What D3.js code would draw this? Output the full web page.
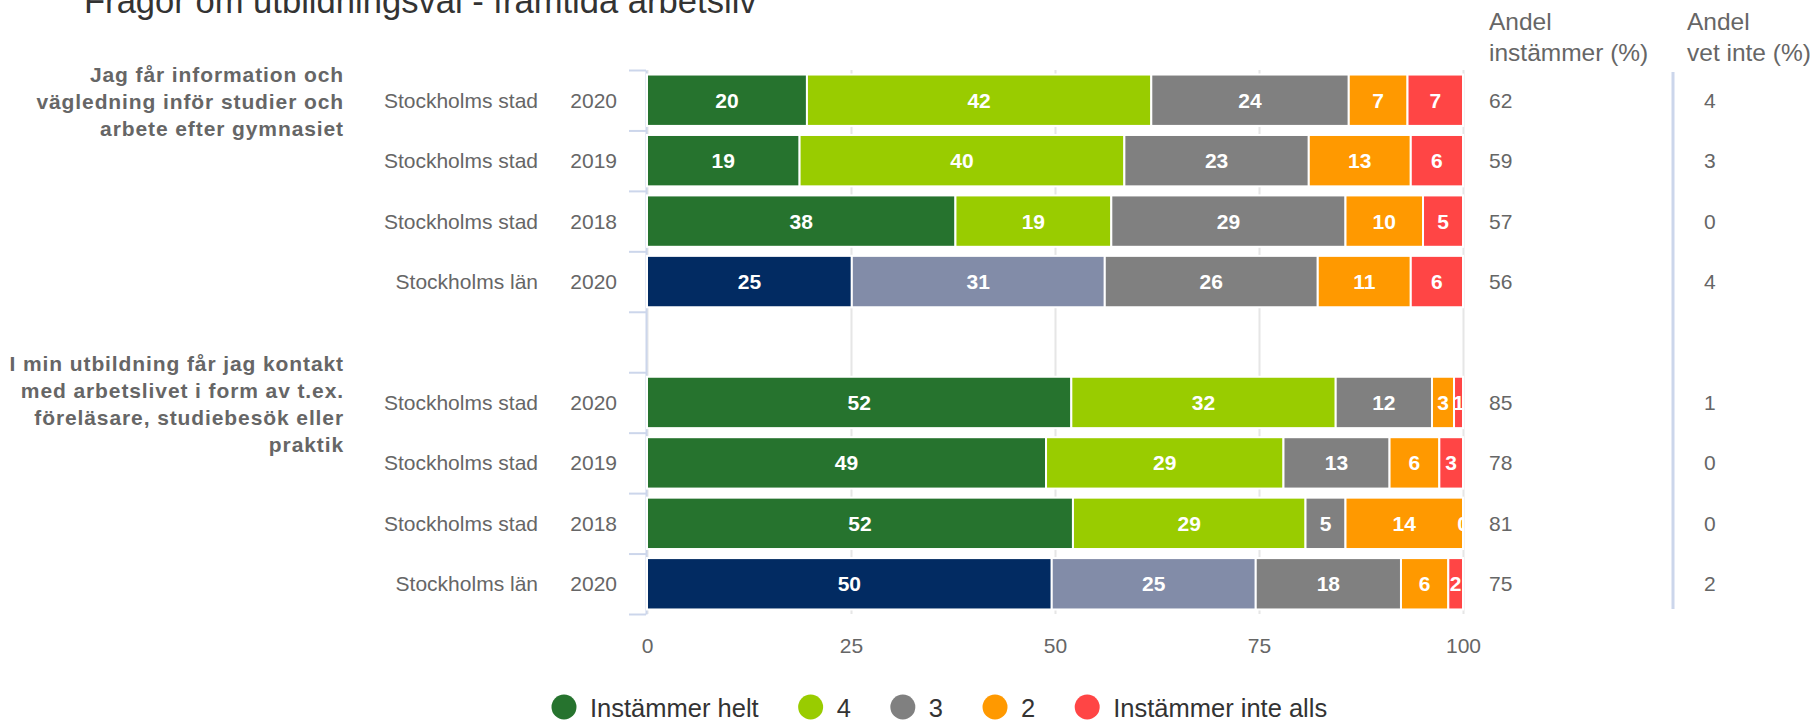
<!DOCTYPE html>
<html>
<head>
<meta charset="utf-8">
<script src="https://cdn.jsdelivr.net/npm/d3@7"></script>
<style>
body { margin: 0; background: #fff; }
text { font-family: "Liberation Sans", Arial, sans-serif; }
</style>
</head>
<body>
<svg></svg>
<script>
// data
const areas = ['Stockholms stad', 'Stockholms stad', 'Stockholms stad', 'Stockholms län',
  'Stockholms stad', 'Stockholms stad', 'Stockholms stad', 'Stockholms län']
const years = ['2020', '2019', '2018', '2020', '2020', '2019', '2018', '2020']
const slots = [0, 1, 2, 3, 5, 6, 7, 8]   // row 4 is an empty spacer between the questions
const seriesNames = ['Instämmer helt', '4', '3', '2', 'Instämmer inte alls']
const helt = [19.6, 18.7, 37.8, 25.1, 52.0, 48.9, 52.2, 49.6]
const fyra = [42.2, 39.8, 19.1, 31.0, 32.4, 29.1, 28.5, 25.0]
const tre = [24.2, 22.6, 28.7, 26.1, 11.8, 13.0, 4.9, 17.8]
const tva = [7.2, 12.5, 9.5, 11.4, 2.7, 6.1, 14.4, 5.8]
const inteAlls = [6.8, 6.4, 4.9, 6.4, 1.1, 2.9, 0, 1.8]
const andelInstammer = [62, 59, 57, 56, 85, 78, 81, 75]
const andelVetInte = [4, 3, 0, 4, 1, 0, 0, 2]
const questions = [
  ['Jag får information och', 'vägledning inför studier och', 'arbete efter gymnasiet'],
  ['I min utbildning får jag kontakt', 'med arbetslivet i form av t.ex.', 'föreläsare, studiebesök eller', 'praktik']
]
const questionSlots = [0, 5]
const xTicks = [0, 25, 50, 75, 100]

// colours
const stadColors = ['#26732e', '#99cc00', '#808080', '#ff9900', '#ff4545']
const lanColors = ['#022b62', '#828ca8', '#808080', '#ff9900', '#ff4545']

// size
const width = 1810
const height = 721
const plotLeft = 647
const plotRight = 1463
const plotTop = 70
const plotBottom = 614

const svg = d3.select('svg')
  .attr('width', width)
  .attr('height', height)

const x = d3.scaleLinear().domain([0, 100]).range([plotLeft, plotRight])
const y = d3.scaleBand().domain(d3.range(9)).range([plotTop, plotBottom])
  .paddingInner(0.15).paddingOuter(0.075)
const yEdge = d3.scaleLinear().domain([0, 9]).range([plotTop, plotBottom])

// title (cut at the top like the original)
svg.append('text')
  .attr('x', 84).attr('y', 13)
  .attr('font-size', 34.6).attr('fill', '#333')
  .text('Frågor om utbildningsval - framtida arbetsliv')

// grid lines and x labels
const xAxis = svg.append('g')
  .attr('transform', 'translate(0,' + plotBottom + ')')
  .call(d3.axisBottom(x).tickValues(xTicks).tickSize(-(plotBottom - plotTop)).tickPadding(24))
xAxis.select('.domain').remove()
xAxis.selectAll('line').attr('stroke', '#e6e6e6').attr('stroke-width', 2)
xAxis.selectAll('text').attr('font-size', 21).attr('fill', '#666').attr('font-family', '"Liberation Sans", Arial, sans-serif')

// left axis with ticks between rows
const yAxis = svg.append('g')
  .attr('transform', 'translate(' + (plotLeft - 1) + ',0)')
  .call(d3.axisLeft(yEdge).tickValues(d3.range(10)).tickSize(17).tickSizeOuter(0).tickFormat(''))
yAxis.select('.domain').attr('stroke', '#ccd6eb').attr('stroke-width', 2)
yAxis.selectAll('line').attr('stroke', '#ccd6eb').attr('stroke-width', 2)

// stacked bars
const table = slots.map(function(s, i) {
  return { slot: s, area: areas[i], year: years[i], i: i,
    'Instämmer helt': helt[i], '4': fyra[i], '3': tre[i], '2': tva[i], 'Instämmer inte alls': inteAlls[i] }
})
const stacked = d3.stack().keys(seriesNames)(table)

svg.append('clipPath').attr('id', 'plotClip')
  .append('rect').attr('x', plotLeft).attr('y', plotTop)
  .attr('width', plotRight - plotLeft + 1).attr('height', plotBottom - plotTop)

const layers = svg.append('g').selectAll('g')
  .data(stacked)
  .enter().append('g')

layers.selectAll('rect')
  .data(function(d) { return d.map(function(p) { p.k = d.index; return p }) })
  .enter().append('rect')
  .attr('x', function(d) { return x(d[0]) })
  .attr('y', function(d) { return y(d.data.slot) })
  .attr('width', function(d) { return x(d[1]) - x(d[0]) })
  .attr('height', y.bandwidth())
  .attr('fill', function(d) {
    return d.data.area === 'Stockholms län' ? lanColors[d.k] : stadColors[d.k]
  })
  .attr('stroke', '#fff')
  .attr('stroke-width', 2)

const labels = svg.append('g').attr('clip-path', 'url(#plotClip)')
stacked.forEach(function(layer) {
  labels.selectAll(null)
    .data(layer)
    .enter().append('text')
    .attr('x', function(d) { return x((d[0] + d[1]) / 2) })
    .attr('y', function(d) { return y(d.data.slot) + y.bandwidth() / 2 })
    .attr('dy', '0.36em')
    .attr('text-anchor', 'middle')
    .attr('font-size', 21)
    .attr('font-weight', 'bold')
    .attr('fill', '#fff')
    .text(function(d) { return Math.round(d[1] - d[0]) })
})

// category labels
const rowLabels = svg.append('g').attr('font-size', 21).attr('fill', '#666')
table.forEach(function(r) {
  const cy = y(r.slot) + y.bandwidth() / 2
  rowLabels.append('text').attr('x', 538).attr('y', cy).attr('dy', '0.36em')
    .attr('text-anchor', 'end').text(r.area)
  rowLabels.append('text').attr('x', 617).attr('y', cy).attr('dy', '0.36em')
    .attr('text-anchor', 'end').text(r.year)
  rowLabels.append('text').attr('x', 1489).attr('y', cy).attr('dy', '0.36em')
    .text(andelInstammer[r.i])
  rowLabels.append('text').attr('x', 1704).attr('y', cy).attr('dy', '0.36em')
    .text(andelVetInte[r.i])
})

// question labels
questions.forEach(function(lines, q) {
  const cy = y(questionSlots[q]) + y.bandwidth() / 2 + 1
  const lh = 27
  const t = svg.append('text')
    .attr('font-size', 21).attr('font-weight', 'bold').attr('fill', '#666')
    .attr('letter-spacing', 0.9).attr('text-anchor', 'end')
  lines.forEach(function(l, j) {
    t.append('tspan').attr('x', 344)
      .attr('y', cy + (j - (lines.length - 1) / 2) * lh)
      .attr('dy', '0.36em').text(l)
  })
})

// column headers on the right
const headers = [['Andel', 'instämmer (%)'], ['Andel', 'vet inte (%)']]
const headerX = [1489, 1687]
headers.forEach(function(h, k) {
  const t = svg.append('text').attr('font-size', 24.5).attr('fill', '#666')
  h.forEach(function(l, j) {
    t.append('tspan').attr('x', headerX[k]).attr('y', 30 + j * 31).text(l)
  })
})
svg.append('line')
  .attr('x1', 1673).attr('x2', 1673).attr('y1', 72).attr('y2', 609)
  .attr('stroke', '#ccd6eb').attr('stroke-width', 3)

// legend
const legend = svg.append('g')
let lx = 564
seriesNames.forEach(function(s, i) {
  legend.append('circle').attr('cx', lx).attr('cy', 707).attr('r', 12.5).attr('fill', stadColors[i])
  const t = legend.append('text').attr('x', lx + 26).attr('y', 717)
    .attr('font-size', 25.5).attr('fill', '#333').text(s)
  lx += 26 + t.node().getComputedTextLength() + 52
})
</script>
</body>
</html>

====

> **Stated goal**: Transcribe all the data word for word; the images stay out.

> **The answer**:
What D3.js code would draw this? Output the full web page.
<!DOCTYPE html>
<html>
<head>
<meta charset="utf-8">
<script src="https://cdn.jsdelivr.net/npm/d3@7"></script>
<style>
body { margin: 0; background: #fff; }
text { font-family: "Liberation Sans", Arial, sans-serif; }
</style>
</head>
<body>
<svg></svg>
<script>
// data
const areas = ['Stockholms stad', 'Stockholms stad', 'Stockholms stad', 'Stockholms län',
  'Stockholms stad', 'Stockholms stad', 'Stockholms stad', 'Stockholms län']
const years = ['2020', '2019', '2018', '2020', '2020', '2019', '2018', '2020']
const slots = [0, 1, 2, 3, 5, 6, 7, 8]   // row 4 is an empty spacer between the questions
const seriesNames = ['Instämmer helt', '4', '3', '2', 'Instämmer inte alls']
const helt = [19.6, 18.7, 37.8, 25.1, 52.0, 48.9, 52.2, 49.6]
const fyra = [42.2, 39.8, 19.1, 31.0, 32.4, 29.1, 28.5, 25.0]
const tre = [24.2, 22.6, 28.7, 26.1, 11.8, 13.0, 4.9, 17.8]
const tva = [7.2, 12.5, 9.5, 11.4, 2.7, 6.1, 14.4, 5.8]
const inteAlls = [6.8, 6.4, 4.9, 6.4, 1.1, 2.9, 0, 1.8]
const andelInstammer = [62, 59, 57, 56, 85, 78, 81, 75]
const andelVetInte = [4, 3, 0, 4, 1, 0, 0, 2]
const questions = [
  ['Jag får information och', 'vägledning inför studier och', 'arbete efter gymnasiet'],
  ['I min utbildning får jag kontakt', 'med arbetslivet i form av t.ex.', 'föreläsare, studiebesök eller', 'praktik']
]
const questionSlots = [0, 5]
const xTicks = [0, 25, 50, 75, 100]

// colours
const stadColors = ['#26732e', '#99cc00', '#808080', '#ff9900', '#ff4545']
const lanColors = ['#022b62', '#828ca8', '#808080', '#ff9900', '#ff4545']

// size
const width = 1810
const height = 721
const plotLeft = 647
const plotRight = 1463
const plotTop = 70
const plotBottom = 614

const svg = d3.select('svg')
  .attr('width', width)
  .attr('height', height)

const x = d3.scaleLinear().domain([0, 100]).range([plotLeft, plotRight])
const y = d3.scaleBand().domain(d3.range(9)).range([plotTop, plotBottom])
  .paddingInner(0.15).paddingOuter(0.075)
const yEdge = d3.scaleLinear().domain([0, 9]).range([plotTop, plotBottom])

// title (cut at the top like the original)
svg.append('text')
  .attr('x', 84).attr('y', 13)
  .attr('font-size', 34.6).attr('fill', '#333')
  .text('Frågor om utbildningsval - framtida arbetsliv')

// grid lines and x labels
const xAxis = svg.append('g')
  .attr('transform', 'translate(0,' + plotBottom + ')')
  .call(d3.axisBottom(x).tickValues(xTicks).tickSize(-(plotBottom - plotTop)).tickPadding(24))
xAxis.select('.domain').remove()
xAxis.selectAll('line').attr('stroke', '#e6e6e6').attr('stroke-width', 2)
xAxis.selectAll('text').attr('font-size', 21).attr('fill', '#666').attr('font-family', '"Liberation Sans", Arial, sans-serif')

// left axis with ticks between rows
const yAxis = svg.append('g')
  .attr('transform', 'translate(' + (plotLeft - 1) + ',0)')
  .call(d3.axisLeft(yEdge).tickValues(d3.range(10)).tickSize(17).tickSizeOuter(0).tickFormat(''))
yAxis.select('.domain').attr('stroke', '#ccd6eb').attr('stroke-width', 2)
yAxis.selectAll('line').attr('stroke', '#ccd6eb').attr('stroke-width', 2)

// stacked bars
const table = slots.map(function(s, i) {
  return { slot: s, area: areas[i], year: years[i], i: i,
    'Instämmer helt': helt[i], '4': fyra[i], '3': tre[i], '2': tva[i], 'Instämmer inte alls': inteAlls[i] }
})
const stacked = d3.stack().keys(seriesNames)(table)

svg.append('clipPath').attr('id', 'plotClip')
  .append('rect').attr('x', plotLeft).attr('y', plotTop)
  .attr('width', plotRight - plotLeft + 1).attr('height', plotBottom - plotTop)

const layers = svg.append('g').selectAll('g')
  .data(stacked)
  .enter().append('g')

layers.selectAll('rect')
  .data(function(d) { return d.map(function(p) { p.k = d.index; return p }) })
  .enter().append('rect')
  .attr('x', function(d) { return x(d[0]) })
  .attr('y', function(d) { return y(d.data.slot) })
  .attr('width', function(d) { return x(d[1]) - x(d[0]) })
  .attr('height', y.bandwidth())
  .attr('fill', function(d) {
    return d.data.area === 'Stockholms län' ? lanColors[d.k] : stadColors[d.k]
  })
  .attr('stroke', '#fff')
  .attr('stroke-width', 2)

const labels = svg.append('g').attr('clip-path', 'url(#plotClip)')
stacked.forEach(function(layer) {
  labels.selectAll(null)
    .data(layer)
    .enter().append('text')
    .attr('x', function(d) { return x((d[0] + d[1]) / 2) })
    .attr('y', function(d) { return y(d.data.slot) + y.bandwidth() / 2 })
    .attr('dy', '0.36em')
    .attr('text-anchor', 'middle')
    .attr('font-size', 21)
    .attr('font-weight', 'bold')
    .attr('fill', '#fff')
    .text(function(d) { return Math.round(d[1] - d[0]) })
})

// category labels
const rowLabels = svg.append('g').attr('font-size', 21).attr('fill', '#666')
table.forEach(function(r) {
  const cy = y(r.slot) + y.bandwidth() / 2
  rowLabels.append('text').attr('x', 538).attr('y', cy).attr('dy', '0.36em')
    .attr('text-anchor', 'end').text(r.area)
  rowLabels.append('text').attr('x', 617).attr('y', cy).attr('dy', '0.36em')
    .attr('text-anchor', 'end').text(r.year)
  rowLabels.append('text').attr('x', 1489).attr('y', cy).attr('dy', '0.36em')
    .text(andelInstammer[r.i])
  rowLabels.append('text').attr('x', 1704).attr('y', cy).attr('dy', '0.36em')
    .text(andelVetInte[r.i])
})

// question labels
questions.forEach(function(lines, q) {
  const cy = y(questionSlots[q]) + y.bandwidth() / 2 + 1
  const lh = 27
  const t = svg.append('text')
    .attr('font-size', 21).attr('font-weight', 'bold').attr('fill', '#666')
    .attr('letter-spacing', 0.9).attr('text-anchor', 'end')
  lines.forEach(function(l, j) {
    t.append('tspan').attr('x', 344)
      .attr('y', cy + (j - (lines.length - 1) / 2) * lh)
      .attr('dy', '0.36em').text(l)
  })
})

// column headers on the right
const headers = [['Andel', 'instämmer (%)'], ['Andel', 'vet inte (%)']]
const headerX = [1489, 1687]
headers.forEach(function(h, k) {
  const t = svg.append('text').attr('font-size', 24.5).attr('fill', '#666')
  h.forEach(function(l, j) {
    t.append('tspan').attr('x', headerX[k]).attr('y', 30 + j * 31).text(l)
  })
})
svg.append('line')
  .attr('x1', 1673).attr('x2', 1673).attr('y1', 72).attr('y2', 609)
  .attr('stroke', '#ccd6eb').attr('stroke-width', 3)

// legend
const legend = svg.append('g')
let lx = 564
seriesNames.forEach(function(s, i) {
  legend.append('circle').attr('cx', lx).attr('cy', 707).attr('r', 12.5).attr('fill', stadColors[i])
  const t = legend.append('text').attr('x', lx + 26).attr('y', 717)
    .attr('font-size', 25.5).attr('fill', '#333').text(s)
  lx += 26 + t.node().getComputedTextLength() + 52
})
</script>
</body>
</html>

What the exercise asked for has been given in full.